About six years later this abundance of almost-free classes began to shrivel. It had started to be under threat a bit earlier: if fewer than ten people turned up at any class it was closed down, so from time to time we had to hijack an obliging husband, give him a scrap of material and tell him to look as though he were making himself a tie. But finally the whole of that particular system ended; though there still, of course, continued to be institutions running evening classes for those willing to pay, and as far as I was concerned classes for adults had become a welcome part of life.
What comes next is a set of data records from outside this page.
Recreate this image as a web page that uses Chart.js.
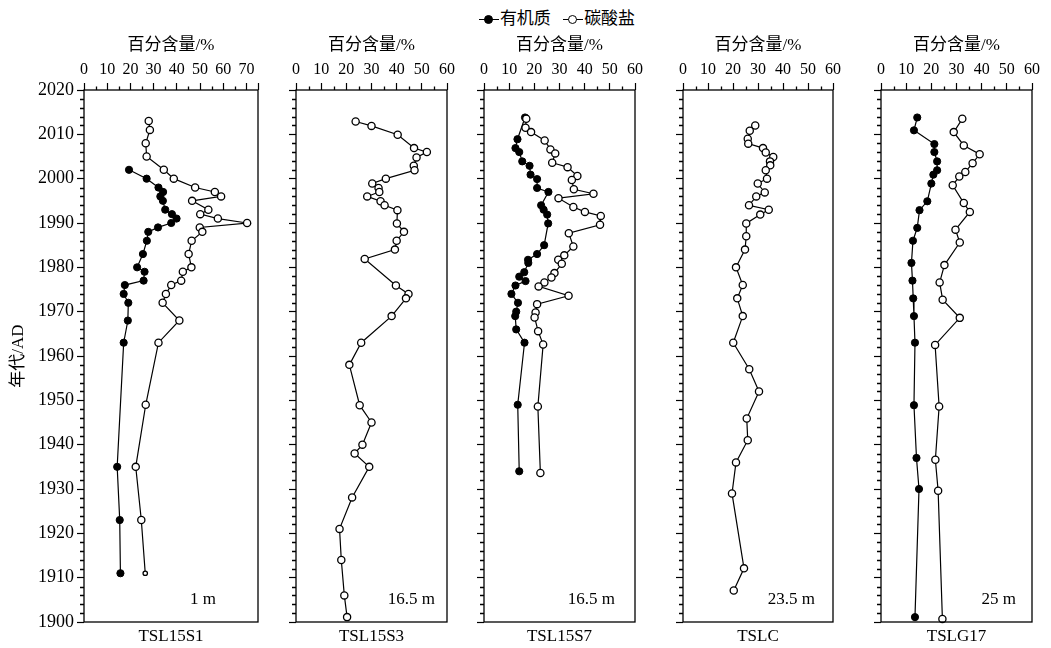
<!DOCTYPE html>
<html>
<head>
<meta charset="utf-8">
<script src="https://cdn.jsdelivr.net/npm/chart.js@4.4.0/dist/chart.umd.min.js"></script>
<style>
  body { margin: 0; background: #fff; width: 1051px; height: 648px; overflow: hidden; position: relative;
         font-family: "Liberation Serif", "Noto Sans CJK SC", serif; }
  canvas { position: absolute; top: 0; }
  #legend { position: absolute; top: 4px; left: 0; width: 1114px; text-align: center; font-size: 17px; color: #000; }
  #legend .item { margin: 0 4px; white-space: nowrap; }
  .mk { display: inline-block; position: relative; width: 20px; height: 10px; vertical-align: middle; margin-right: 1px; }
  .mk::before { content: ""; position: absolute; left: 0; right: 0; top: 4px; border-top: 1.5px solid #000; }
  .mk::after { content: ""; position: absolute; left: 5px; top: 0; width: 7px; height: 7px; border-radius: 50%;
               border: 1.3px solid #000; background: #000; }
  .mk.open::after { background: #fff; }
</style>
</head>
<body>
<div id="legend"><span class="item"><span class="mk"></span>有机质</span> <span class="item"><span class="mk open"></span>碳酸盐</span></div>
<canvas id="c0"></canvas>
<canvas id="c1"></canvas>
<canvas id="c2"></canvas>
<canvas id="c3"></canvas>
<canvas id="c4"></canvas>
<script>
// 数据 (年代 / 百分含量)
const names = ['TSL15S1', 'TSL15S3', 'TSL15S7', 'TSLC', 'TSLG17'];
const depths = ['1 m', '16.5 m', '16.5 m', '23.5 m', '25 m'];
const xMaxes = [75, 60, 60, 60, 60];
const yearTicks = [1900, 1910, 1920, 1930, 1940, 1950, 1960, 1970, 1980, 1990, 2000, 2010, 2020];

const s1OrgYear = [2002, 2000, 1998, 1997, 1996, 1995, 1993, 1992, 1991, 1990, 1989, 1988, 1986, 1983, 1980, 1979, 1977, 1976, 1974, 1972, 1968, 1963, 1935, 1923, 1911];
const s1Org = [19.4, 27.0, 32.1, 34.1, 32.9, 34.0, 35.0, 37.9, 39.9, 37.6, 31.9, 27.7, 27.1, 25.4, 22.9, 26.1, 25.7, 17.6, 17.1, 19.1, 18.9, 17.1, 14.3, 15.4, 15.7];
const s1CarbYear = [2013, 2011, 2008, 2005, 2002, 2000, 1998, 1997, 1996, 1995, 1993, 1992, 1991, 1990, 1989, 1988, 1986, 1983, 1980, 1979, 1977, 1976, 1974, 1972, 1968, 1963, 1949, 1935, 1923, 1911];
const s1Carb = [27.9, 28.4, 26.6, 27.0, 34.4, 38.7, 47.9, 56.4, 59.1, 46.6, 53.6, 50.1, 57.7, 70.3, 49.9, 51.0, 46.4, 45.1, 46.3, 42.6, 41.9, 37.6, 35.3, 33.9, 41.1, 32.1, 26.6, 22.3, 24.7, 26.4];

const s3CarbYear = [2012.9, 2011.9, 2009.9, 2006.9, 2006.0, 2004.8, 2002.9, 2001.9, 2000.0, 1998.9, 1997.9, 1997.0, 1996.0, 1994.9, 1994.0, 1992.9, 1989.9, 1988.0, 1986.0, 1984.0, 1981.9, 1975.9, 1974.0, 1973.0, 1969.0, 1963.0, 1958.0, 1948.9, 1945.0, 1940.0, 1938.0, 1935.0, 1928.1, 1921.0, 1914.0, 1906.0, 1901.1];
const s3Carb = [23.7, 30.0, 40.4, 46.9, 52.0, 47.9, 46.8, 47.1, 35.7, 30.3, 32.8, 33.1, 28.3, 33.6, 35.2, 40.3, 40.1, 42.9, 40.0, 39.3, 27.3, 39.7, 44.7, 43.7, 38.0, 25.9, 21.2, 25.3, 30.0, 26.4, 23.3, 29.1, 22.3, 17.3, 18.0, 19.2, 20.3];

const s7OrgYear = [2013.8, 2008.9, 2006.9, 2006.0, 2003.9, 2002.9, 2000.9, 1999.9, 1997.9, 1997.0, 1994.0, 1993.0, 1991.9, 1989.9, 1985.0, 1983.0, 1981.7, 1981.0, 1978.9, 1977.9, 1976.9, 1975.9, 1974.0, 1972.0, 1970.0, 1969.0, 1966.0, 1963.0, 1949.0, 1934.0];
const s7Org = [16.3, 13.3, 12.5, 14.0, 15.2, 18.1, 18.5, 21.1, 21.1, 25.6, 22.7, 23.7, 25.1, 25.5, 23.9, 21.1, 17.5, 17.6, 16.0, 14.0, 16.5, 12.5, 10.9, 13.5, 12.8, 12.4, 12.8, 16.1, 13.4, 14.0];
const s7CarbYear = [2013.5, 2011.5, 2010.5, 2008.6, 2006.6, 2005.7, 2003.6, 2002.6, 2000.6, 1999.7, 1997.6, 1996.6, 1995.6, 1993.6, 1992.5, 1991.6, 1989.6, 1987.7, 1984.7, 1982.7, 1981.7, 1980.8, 1978.7, 1977.7, 1976.6, 1975.7, 1973.6, 1971.7, 1969.8, 1968.7, 1965.6, 1962.6, 1948.6, 1933.6];
const s7Carb = [16.8, 16.5, 18.7, 24.1, 26.4, 28.3, 27.1, 33.2, 37.1, 34.9, 35.7, 43.5, 29.6, 35.5, 40.1, 46.4, 46.1, 33.7, 35.5, 31.9, 29.5, 30.9, 28.0, 26.8, 24.0, 21.7, 33.6, 21.1, 20.5, 20.1, 21.5, 23.5, 21.4, 22.4];

const cCarbYear = [2012.0, 2010.8, 2009.0, 2007.9, 2006.9, 2005.9, 2004.9, 2003.9, 2003.0, 2001.9, 2000.0, 1998.9, 1996.9, 1996.0, 1994.0, 1993.0, 1991.9, 1989.9, 1987.0, 1984.0, 1980.0, 1976.0, 1973.0, 1969.0, 1963.0, 1957.0, 1952.0, 1945.9, 1941.0, 1936.0, 1929.0, 1912.1, 1907.1];
const cCarb = [28.9, 26.7, 25.9, 26.1, 32.0, 33.1, 36.1, 34.8, 34.9, 33.1, 33.6, 29.9, 32.7, 29.3, 26.4, 34.3, 30.9, 25.3, 25.3, 24.8, 21.2, 23.9, 21.7, 23.9, 20.1, 26.5, 30.4, 25.5, 25.9, 21.2, 19.6, 24.4, 20.3];

const g17OrgYear = [2013.8, 2010.9, 2007.8, 2006.0, 2003.9, 2001.9, 2000.9, 1998.9, 1994.9, 1992.9, 1988.9, 1986.0, 1981.0, 1977.0, 1973.0, 1969.0, 1963.0, 1948.9, 1937.0, 1930.0, 1901.1];
const g17Org = [14.4, 13.1, 21.2, 21.2, 22.3, 22.3, 20.8, 20.0, 18.4, 15.3, 14.4, 12.7, 12.1, 12.5, 12.8, 13.1, 13.5, 13.1, 14.1, 15.1, 13.5];
const g17CarbYear = [2013.5, 2010.5, 2007.5, 2005.5, 2003.5, 2001.5, 2000.5, 1998.5, 1994.5, 1992.5, 1988.5, 1985.6, 1980.5, 1976.6, 1972.7, 1968.6, 1962.5, 1948.6, 1936.6, 1929.6, 1900.7];
const g17Carb = [32.3, 28.9, 32.9, 39.2, 36.4, 33.5, 31.1, 28.5, 32.9, 35.3, 29.6, 31.3, 25.2, 23.3, 24.5, 31.3, 21.5, 23.1, 21.6, 22.7, 24.4];

const orgSeries = [[s1OrgYear, s1Org], null, [s7OrgYear, s7Org], null, [g17OrgYear, g17Org]];
const carbSeries = [[s1CarbYear, s1Carb], [s3CarbYear, s3Carb], [s7CarbYear, s7Carb], [cCarbYear, cCarb], [g17CarbYear, g17Carb]];

// 版面
const plotTop = 90, plotBottom = 622, H = 648, R = 14;
const panelLeft = [84, 296, 484, 683, 881];
const panelRight = [258, 447, 635, 833, 1032];
const axisW = [84, 20, 20, 20, 20];
const depthDx = [42, 12, 20, 18, 16];

const FONT = '"Liberation Serif", "Noto Sans CJK SC", serif';

function pts(pair) {
    return pair[0].map((yr, i) => ({ x: pair[1][i], y: yr }));
}

const framePlugin = {
    id: 'frame',
    afterDraw(chart, args, opts) {
        const { ctx, chartArea: a, scales: { x, y } } = chart;
        ctx.save();
        ctx.strokeStyle = '#000';
        ctx.lineWidth = 1.3;
        ctx.strokeRect(a.left, a.top, a.right - a.left, a.bottom - a.top);
        ctx.beginPath();
        for (let v = 5; v < x.max; v += 10) {
            const px = Math.round(x.getPixelForValue(v)) + 0.5;
            ctx.moveTo(px, a.top); ctx.lineTo(px, a.top - 3.5);
        }
        for (let v = y.min + 2; v < y.max; v += 2) {
            if (v % 10 === 0) continue;
            const py = Math.round(y.getPixelForValue(v)) + 0.5;
            ctx.moveTo(a.left, py); ctx.lineTo(a.left - 4, py);
        }
        ctx.stroke();
        ctx.fillStyle = '#000';
        ctx.font = '17px ' + FONT;
        ctx.textAlign = 'right';
        ctx.textBaseline = 'middle';
        ctx.fillText(opts.depth, a.right - opts.dx, a.bottom - 22);
        ctx.restore();
    }
};

for (let i = 0; i < 5; i++) {
    const cv = document.getElementById('c' + i);
    cv.width = axisW[i] + (panelRight[i] - panelLeft[i]) + R;
    cv.height = H;
    cv.style.left = (panelLeft[i] - axisW[i]) + 'px';

    // 横轴刻度: 每10一个, 最右端也画一个刻度
    const xTicks = [];
    for (let v = 0; v <= xMaxes[i]; v += 10) xTicks.push(v);
    if (xTicks[xTicks.length - 1] !== xMaxes[i]) xTicks.push(xMaxes[i]);

    const datasets = [];
    if (carbSeries[i]) {
        const n = carbSeries[i][0].length;
        datasets.push({
            label: '碳酸盐', data: pts(carbSeries[i]),
            borderColor: '#000', borderWidth: 1.2, backgroundColor: '#fff',
            pointBackgroundColor: '#fff', pointBorderColor: '#000', pointBorderWidth: 1.3,
            pointRadius: carbSeries[i][0].map((v, k) => (i === 0 && k === n - 1) ? 2.2 : 3.6),
            clip: false
        });
    }
    if (orgSeries[i]) {
        datasets.push({
            label: '有机质', data: pts(orgSeries[i]),
            borderColor: '#000', borderWidth: 1.2, backgroundColor: '#000',
            pointBackgroundColor: '#000', pointBorderColor: '#000', pointBorderWidth: 1,
            pointRadius: 3.6, clip: false
        });
    }

    new Chart(cv, {
        type: 'line',
        data: { datasets },
        plugins: [framePlugin],
        options: {
            responsive: false,
            animation: false,
            layout: { padding: { left: 0, right: R, top: 0, bottom: 0 } },
            plugins: {
                legend: { display: false },
                tooltip: { enabled: false },
                frame: { depth: depths[i], dx: depthDx[i] }
            },
            scales: {
                x: {
                    type: 'linear', position: 'top', min: 0, max: xMaxes[i],
                    afterBuildTicks: s => { s.ticks = xTicks.map(v => ({ value: v })); },
                    ticks: {
                        autoSkip: false, maxRotation: 0, padding: 4, color: '#000',
                        font: { family: FONT, size: 16 },
                        callback: v => (v % 10 === 0 ? String(v) : '')
                    },
                    grid: { drawOnChartArea: false, drawTicks: true, tickLength: 7, tickColor: '#000', tickWidth: 1.2 },
                    border: { display: false },
                    title: { display: true, text: '百分含量/%', color: '#000', font: { family: FONT, size: 17 }, padding: { top: 35, bottom: 0 } },
                    afterFit: s => { s.height = plotTop; s.paddingLeft = 0; s.paddingRight = 0; }
                },
                xb: {
                    type: 'linear', position: 'bottom', display: true,
                    ticks: { display: false },
                    grid: { display: false, drawTicks: false },
                    border: { display: false },
                    title: { display: true, text: names[i], color: '#000', font: { family: FONT, size: 17 }, padding: { top: 0, bottom: 1 } },
                    afterFit: s => { s.height = H - plotBottom; s.paddingLeft = 0; s.paddingRight = 0; }
                },
                y: {
                    type: 'linear', position: 'left', min: 1900, max: 2020,
                    afterBuildTicks: s => { s.ticks = yearTicks.map(v => ({ value: v })); },
                    ticks: {
                        display: i === 0, padding: 3, color: '#000',
                        font: { family: FONT, size: 18 },
                        callback: v => String(v)
                    },
                    grid: { drawOnChartArea: false, drawTicks: true, tickLength: 7, tickColor: '#000', tickWidth: 1.2 },
                    border: { display: false },
                    title: { display: i === 0, text: '年代/AD', color: '#000', font: { family: FONT, size: 17 }, padding: { top: 8, bottom: 0 } },
                    afterFit: s => { s.width = axisW[i]; s.paddingTop = 0; s.paddingBottom = 0; }
                }
            }
        }
    });
}
</script>
</body>
</html>
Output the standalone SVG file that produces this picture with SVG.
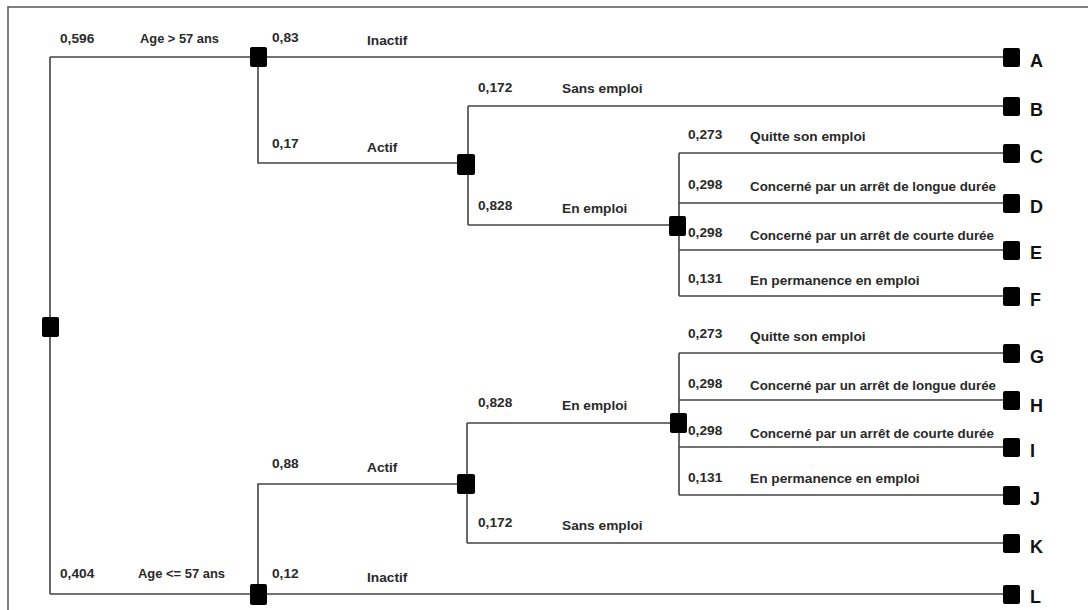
<svg xmlns="http://www.w3.org/2000/svg" width="1088" height="610" viewBox="0 0 1088 610">
<style>
.frame{fill:none;stroke:#555;stroke-width:1.5}
.edge{fill:none;stroke:#444;stroke-width:1.6}
.node{fill:#000}
.t{font-family:"Liberation Sans",Arial,sans-serif;font-size:13.7px;font-weight:bold;fill:#2a2a2a}
.lt{font-family:"Liberation Sans",Arial,sans-serif;font-size:18px;font-weight:bold;fill:#111}
</style>
<rect width="1088" height="610" fill="#fff"/>
<path class="frame" d="M8,612 V7 H1090"/>
<g id="connectors">
<path class="edge" d="M50,57 V594 M50,57 H258 M50,594 H258"/>
<path class="edge" d="M258,57 H1011 M258,57 V163 H466"/>
<path class="edge" d="M468,106 V225 M468,106 H1011 M468,225 H679"/>
<path class="edge" d="M679,153 V296 M679,153 H1011 M679,203 H1011 M679,250 H1011 M679,296 H1011"/>
<path class="edge" d="M258,594 H1011 M258,594 V484 H466"/>
<path class="edge" d="M467,423 V543 M467,423 H679 M467,543 H1011"/>
<path class="edge" d="M679,353 V495 M679,353 H1011 M679,400 H1011 M679,447 H1011 M679,495 H1011"/>
</g>
<g id="edge-labels">
<text class="t" x="60" y="43">0,596</text>
<text class="t" x="140" y="43" textLength="79" lengthAdjust="spacingAndGlyphs">Age &gt; 57 ans</text>
<text class="t" x="272" y="42">0,83</text>
<text class="t" x="367" y="45">Inactif</text>
<text class="t" x="272" y="148">0,17</text>
<text class="t" x="367" y="152">Actif</text>
<text class="t" x="478" y="92">0,172</text>
<text class="t" x="562" y="93">Sans emploi</text>
<text class="t" x="478" y="210">0,828</text>
<text class="t" x="562" y="213">En emploi</text>
<text class="t" x="688" y="139">0,273</text>
<text class="t" x="750" y="141">Quitte son emploi</text>
<text class="t" x="688" y="189">0,298</text>
<text class="t" x="750" y="191" textLength="246" lengthAdjust="spacingAndGlyphs">Concerné par un arrêt de longue durée</text>
<text class="t" x="688" y="237">0,298</text>
<text class="t" x="750" y="240" textLength="244" lengthAdjust="spacingAndGlyphs">Concerné par un arrêt de courte durée</text>
<text class="t" x="688" y="283">0,131</text>
<text class="t" x="750" y="285">En permanence en emploi</text>
<text class="t" x="688" y="338">0,273</text>
<text class="t" x="750" y="341">Quitte son emploi</text>
<text class="t" x="688" y="388">0,298</text>
<text class="t" x="750" y="390" textLength="246" lengthAdjust="spacingAndGlyphs">Concerné par un arrêt de longue durée</text>
<text class="t" x="688" y="435">0,298</text>
<text class="t" x="750" y="438" textLength="244" lengthAdjust="spacingAndGlyphs">Concerné par un arrêt de courte durée</text>
<text class="t" x="688" y="482">0,131</text>
<text class="t" x="750" y="483">En permanence en emploi</text>
<text class="t" x="478" y="407">0,828</text>
<text class="t" x="562" y="410">En emploi</text>
<text class="t" x="478" y="527">0,172</text>
<text class="t" x="562" y="530">Sans emploi</text>
<text class="t" x="272" y="468">0,88</text>
<text class="t" x="367" y="472">Actif</text>
<text class="t" x="60" y="578">0,404</text>
<text class="t" x="138" y="578" textLength="87" lengthAdjust="spacingAndGlyphs">Age &lt;= 57 ans</text>
<text class="t" x="272" y="578">0,12</text>
<text class="t" x="367" y="582">Inactif</text>
</g>
<g id="root"><rect class="node" x="42" y="317" width="17" height="20" rx="2"/></g>
<g id="age-gt-57"><rect class="node" x="250" y="47" width="17" height="20" rx="2"/></g>
<g id="actif-1"><rect class="node" x="457" y="154" width="18" height="21" rx="2"/></g>
<g id="en-emploi-1"><rect class="node" x="669" y="216" width="17" height="20" rx="2"/></g>
<g id="age-le-57"><rect class="node" x="250" y="584" width="17" height="21" rx="2"/></g>
<g id="actif-2"><rect class="node" x="457" y="474" width="18" height="20" rx="2"/></g>
<g id="en-emploi-2"><rect class="node" x="670" y="413" width="17" height="20" rx="2"/></g>
<g id="leaf-A"><rect class="node" x="1003" y="48" width="17" height="19" rx="2"/><text class="lt" x="1030" y="67">A</text></g>
<g id="leaf-B"><rect class="node" x="1003" y="97" width="17" height="19" rx="2"/><text class="lt" x="1030" y="116">B</text></g>
<g id="leaf-C"><rect class="node" x="1003" y="144" width="17" height="19" rx="2"/><text class="lt" x="1030" y="163">C</text></g>
<g id="leaf-D"><rect class="node" x="1003" y="194" width="17" height="19" rx="2"/><text class="lt" x="1030" y="213">D</text></g>
<g id="leaf-E"><rect class="node" x="1003" y="241" width="17" height="19" rx="2"/><text class="lt" x="1030" y="259">E</text></g>
<g id="leaf-F"><rect class="node" x="1003" y="287" width="17" height="19" rx="2"/><text class="lt" x="1030" y="306">F</text></g>
<g id="leaf-G"><rect class="node" x="1003" y="344" width="17" height="19" rx="2"/><text class="lt" x="1030" y="363">G</text></g>
<g id="leaf-H"><rect class="node" x="1003" y="391" width="17" height="19" rx="2"/><text class="lt" x="1030" y="412">H</text></g>
<g id="leaf-I"><rect class="node" x="1003" y="438" width="17" height="19" rx="2"/><text class="lt" x="1030" y="457">I</text></g>
<g id="leaf-J"><rect class="node" x="1003" y="486" width="17" height="19" rx="2"/><text class="lt" x="1030" y="505">J</text></g>
<g id="leaf-K"><rect class="node" x="1003" y="534" width="17" height="19" rx="2"/><text class="lt" x="1030" y="553">K</text></g>
<g id="leaf-L"><rect class="node" x="1003" y="585" width="17" height="19" rx="2"/><text class="lt" x="1030" y="603">L</text></g>
</svg>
It was my mother who first caused me to associate the idea of them with painting, because in her mid-seventies she had taken up Painting for Pleasure classes. Some of her fellow students were content with making
careful copies of postcards, but some, among whom she was one of the bravest, were more adventurous. She produced many bold still lives and one quite startling self-portrait, and she enjoyed it very much, so when I reached my mid-seventies, and after dress-making had been closed down, it seemed natural to follow her example. I had always loved painting lessons at school, had once enjoyed a short fling as a Sunday painter before realizing that my job simply didn’t allow me time for it, and was still aware that if I wanted to draw something I was able to make some kind of stab at it. I was still at work when I joined my first life class (I didn’t retire until I was seventy-five), and soon realized that the necessary concentration called for more energy than, in those circumstances, I could command. But after I had retired I found an agreeable and well-equipped life class just round the corner from where I live, and that I continued for some time.
I think I was almost the only student in that class whose aim was to reproduce the appearance of the model. What most of the others seemed to aim for was marks on paper that gave what they hoped was the effect of modern art. To them my attempts must have seemed boring and fogeyish; to me theirs appeared an absurd waste of time, and I still think I was right. This may be because I am old, but being old doesn’t necessarily make one wrong. I am pretty sure that it is not only the old who are unable to regard as art anything that does not involve the mastery of a skill.